Joaquin Llacer from Instituto Bernabeu (Alicante) offered one of the most brilliant and awesome presentations at ESHRE Meeting held at Helsinki this month. It is admitted that embryo aneuploidy frequency increases with women’s age. According to data from Instituto Bernabeu as much as 40,6% of analyzed embryos showed some type of aneuploidy. Overall, this means that the fate of 4 out of 10 embryos will be either no implantation or a miscarriage. As expected, the aneuploidy rate increased with age. The rate was higher than 80% among women aged 42 and older. No news, here.
But the relevance of Joaquin Llacer`s presentation was the high and in someway surprising high rate of aneuploidies observed among women younger than 22. More than 40% of embryos from women included in this young range were faulty from a chromosomal point of view. This means that even in an egg donation program it is worthwhile to analyze the embryos to be transferred.

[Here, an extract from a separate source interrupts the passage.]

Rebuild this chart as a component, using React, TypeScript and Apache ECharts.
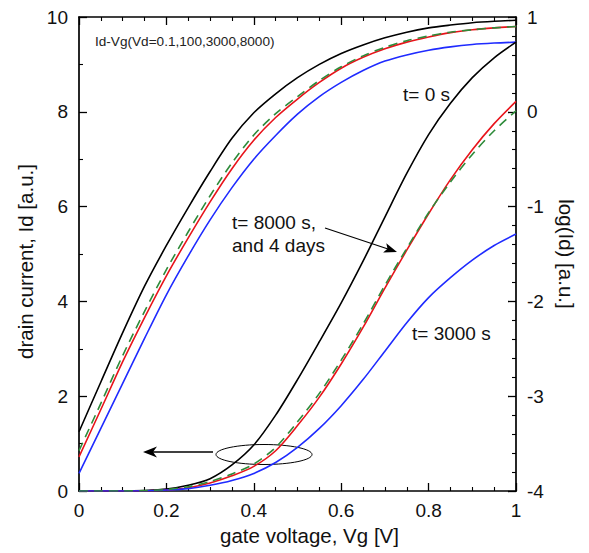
import React, { useEffect, useRef } from "react";
import * as echarts from "echarts";

// Gate voltage samples shared by all curves
const vg = [0, 0.05, 0.1, 0.15, 0.2, 0.25, 0.3, 0.35, 0.4, 0.45, 0.5, 0.55, 0.6, 0.65, 0.7, 0.75, 0.8, 0.85, 0.9, 0.95, 1.0];

// Upper family: log(Id) on right axis
const logT0 = [-3.375, -2.85, -2.33, -1.84, -1.41, -1.01, -0.63, -0.28, -0.01, 0.19, 0.36, 0.5, 0.615, 0.705, 0.78, 0.84, 0.885, 0.915, 0.94, 0.955, 0.965];
const logT8000 = [-3.64, -3.14, -2.635, -2.17, -1.73, -1.33, -0.95, -0.6, -0.3, -0.06, 0.135, 0.31, 0.46, 0.575, 0.665, 0.735, 0.79, 0.835, 0.865, 0.885, 0.9];
const logT4d = [-3.575, -3.075, -2.57, -2.105, -1.665, -1.265, -0.885, -0.54, -0.245, -0.02, 0.16, 0.33, 0.475, 0.59, 0.68, 0.75, 0.8, 0.84, 0.865, 0.885, 0.9];
const logT3000 = [-3.815, -3.34, -2.865, -2.39, -1.93, -1.52, -1.14, -0.8, -0.5, -0.25, -0.025, 0.16, 0.31, 0.435, 0.535, 0.6, 0.65, 0.685, 0.71, 0.725, 0.735];

// Lower family: linear Id on left axis
const idT0 = [0, 0, 0, 0.01, 0.04, 0.12, 0.26, 0.55, 0.97, 1.6, 2.35, 3.15, 3.97, 4.85, 5.78, 6.7, 7.52, 8.18, 8.72, 9.14, 9.47];
const idT8000 = [0, 0, 0, 0.005, 0.02, 0.07, 0.17, 0.32, 0.52, 0.85, 1.38, 1.98, 2.68, 3.45, 4.28, 5.08, 5.85, 6.57, 7.2, 7.75, 8.22];
const idT4d = [0, 0, 0, 0.01, 0.03, 0.09, 0.2, 0.36, 0.57, 0.92, 1.46, 2.06, 2.76, 3.52, 4.34, 5.12, 5.87, 6.52, 7.1, 7.6, 8.02];
const idT3000 = [0, 0, 0, 0.005, 0.02, 0.05, 0.12, 0.22, 0.37, 0.6, 0.92, 1.32, 1.8, 2.35, 2.95, 3.55, 4.08, 4.5, 4.87, 5.18, 5.42];

const FONT = "Liberation Sans, Arial, Helvetica, sans-serif";

const zip = (xs: number[], ys: number[]) => xs.map((x, i) => [x, ys[i]]);

export default function App() {
  const ref = useRef<HTMLDivElement>(null);
  useEffect(() => {
    if (!ref.current) return;
    const chart = echarts.init(ref.current, undefined, { renderer: "svg" });
    const axisLine = { show: true, onZero: false, lineStyle: { color: "#000", width: 1.7 } };
    const tick = { show: true, inside: true, length: 8, lineStyle: { color: "#000", width: 1.3 } };
    const minor = (n: number) => ({ show: true, splitNumber: n, length: 4, lineStyle: { color: "#000", width: 1.1 } });
    const lbl = { color: "#111", fontSize: 19, fontFamily: FONT };
    const line = (name: string, data: number[][], color: string, yAxisIndex: number, dashed = false) => ({
      type: "line",
      name,
      data,
      yAxisIndex,
      showSymbol: false,
      smooth: 0.3,
      lineStyle: { color, width: 1.6, type: dashed ? [9, 6] : "solid" },
      z: dashed ? 4 : 3,
    });
    chart.setOption({
      animation: false,
      backgroundColor: "#fff",
      grid: { left: 79, top: 17, right: 73, bottom: 62 },
      xAxis: [
        {
          type: "value", min: 0, max: 1, interval: 0.2,
          axisLine, axisTick: tick, minorTick: minor(4), splitLine: { show: false },
          axisLabel: { ...lbl, margin: 10, formatter: (v: number) => String(+v.toFixed(1)) },
          name: "gate voltage, Vg [V]", nameLocation: "middle", nameGap: 32,
          nameTextStyle: { color: "#111", fontSize: 20.5, fontFamily: FONT, padding: [0, 0, 0, 24] },
        },
        {
          type: "value", min: 0, max: 1, interval: 0.2, position: "top",
          axisLine, axisTick: tick, minorTick: minor(4), splitLine: { show: false },
          axisLabel: { show: false },
        },
      ],
      yAxis: [
        {
          type: "value", min: 0, max: 10, interval: 2,
          axisLine, axisTick: tick, minorTick: minor(2), splitLine: { show: false },
          axisLabel: { ...lbl, margin: 11 },
          name: "drain current, Id [a.u.]", nameLocation: "middle", nameGap: 42,
          nameTextStyle: { color: "#111", fontSize: 20.5, fontFamily: FONT, padding: [0, 15, 0, 0] },
        },
        {
          type: "value", min: -4, max: 1, interval: 1, position: "right",
          axisLine, axisTick: tick, minorTick: minor(5), splitLine: { show: false },
          axisLabel: { ...lbl, margin: 11 },
          name: "log(Id) [a.u.]", nameLocation: "middle", nameGap: 40, nameRotate: -90,
          nameTextStyle: { color: "#111", fontSize: 20.5, fontFamily: FONT },
        },
      ],
      series: [
        line("log t=0 s", zip(vg, logT0), "#000000", 1),
        line("log t=8000 s", zip(vg, logT8000), "#e8141b", 1),
        line("log t=4 days", zip(vg, logT4d), "#2e8b3a", 1, true),
        line("log t=3000 s", zip(vg, logT3000), "#1f2bff", 1),
        line("Id t=0 s", zip(vg, idT0), "#000000", 0),
        line("Id t=8000 s", zip(vg, idT8000), "#e8141b", 0),
        line("Id t=4 days", zip(vg, idT4d), "#2e8b3a", 0, true),
        line("Id t=3000 s", zip(vg, idT3000), "#1f2bff", 0),
      ],
      graphic: [
        { type: "text", left: 95, top: 34, style: { text: "Id-Vg(Vd=0.1,100,3000,8000)", fontSize: 13.6, fontFamily: FONT, fill: "#222" } },
        { type: "text", left: 403, top: 85, style: { text: "t= 0 s", fontSize: 19, fontFamily: FONT, fill: "#111" } },
        { type: "text", left: 412, top: 324, style: { text: "t= 3000 s", fontSize: 19, fontFamily: FONT, fill: "#111" } },
        { type: "text", left: 232, top: 211, style: { text: "t= 8000 s,\nand 4 days", fontSize: 19, lineHeight: 23, fontFamily: FONT, fill: "#111" } },
        { type: "line", shape: { x1: 325, y1: 228, x2: 388, y2: 249 }, style: { stroke: "#000", lineWidth: 1.3 } },
        { type: "polygon", shape: { points: [[397, 252], [383.1, 252.6], [387.5, 248.8], [386.3, 243.2]] }, style: { fill: "#000" } },
        { type: "line", shape: { x1: 213, y1: 452, x2: 152, y2: 452 }, style: { stroke: "#000", lineWidth: 1.3 } },
        { type: "polygon", shape: { points: [[143, 452], [157, 446.5], [153, 452], [157, 457.5]] }, style: { fill: "#000" } },
        { type: "ellipse", shape: { cx: 264, cy: 454.5, rx: 48, ry: 10 }, style: { fill: "none", stroke: "#000", lineWidth: 1 } },
      ],
    });
    return () => chart.dispose();
  }, []);
  return <div ref={ref} style={{ position: "fixed", left: 0, top: 0, width: 589, height: 553 }} />;
}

In summary, two lessons may be learned from this outstanding presentation. First, the transfer of embryos without a chromosomal analysis (i.e. without performing a genetic screening) will (should) be reduced in the future taking into account that as much as 4 out of 10 embryos may be defective (so, 6 out of 10 useless embryo transfers could be avoided). Second, and more surprisingly, even in the context of an egg donation program genetic screening may be suitable. Anyway, if an egg donation treatment is proposed, it is advisable to choose donors older than 21.